The above graph shows the Pull-Out Torque Curve of a synchronous motor. The torque increases as the rotor angle increases, reaching a maximum (pull-out torque) at 90 degrees, after which the torque sharply drops.

This curve visually represents the sinusoidal relationship between the rotor angle and torque, with the peak indicating the maximum torque the motor can sustain before losing synchronism.

This characteristic of a synchronous motor is important in applications where the motor is subject to sudden changes in load. One must ensure that the synchronous motor’s pull-out torque is sufficient to handle such variations without losing synchronism. The pull-out torque is typically two to three times the rated torque of the motor, providing a safety margin to handle unexpected loads.

Starting Torque of Synchronous Motor

One of the common challenges with synchronous motors is the lack of starting torque. At no load condition, the rotor of the synchronous motor is not yet aligned with the rotating magnetic field of the stator. It means there is no torque produced. Unlike induction motors that can produce torque from zero, synchronous motors require external means to start. There are several methods to start a synchronous motor. Some methods are:

• Using an Auxiliary Motor

An auxiliary motor is used to bring the synchronous motor up to its synchronous speed. It is the point at which the rotor can lock itself with the synchronism of the stator’s magnetic field. 

• Damper Windings

Some synchronous consists of damper windings which produce starting torque by inducing currents in the rotor. Once the motor reaches the synchronous speed, the damper winding will reduce its effect, and the motor start operating at synchronous speed.  

• VFD (Variable Frequency Drive)

A Variable Frequency Drive (VFD) is an electronic device that controls the speed and torque of synchronous motors by adjusting the input frequency and voltage. It improves energy efficiency and provides precise motor control in various applications.

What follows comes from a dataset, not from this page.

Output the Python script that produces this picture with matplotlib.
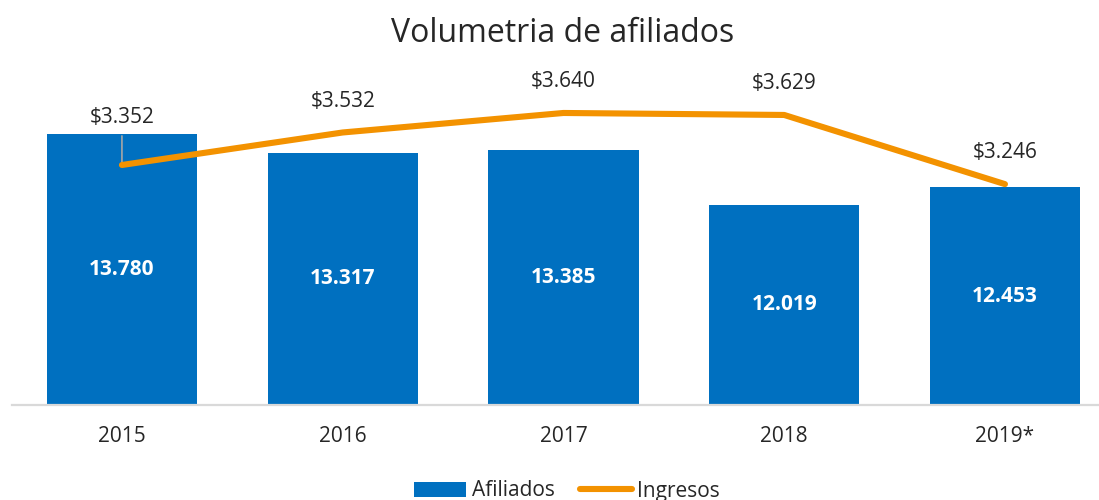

VFD gradually increases the frequency of the supply voltage and allows the synchronous motor to start smoothly and reach its synchronous speed without losing its synchronism. 

Also Read

Why Synchronous Motor is not Self-Starting

Conclusion

Synchronous motors are essential in applications requiring precise and consistent speed control. Understanding the torque characteristics of these motors, including the torque equation, pull-out torque, and starting torque, is vital for their efficient and reliable operation. 

By considering these factors, one can select and design synchronous motor systems that meet the specific demands of various industrial processes, ensuring optimal performance and longevity.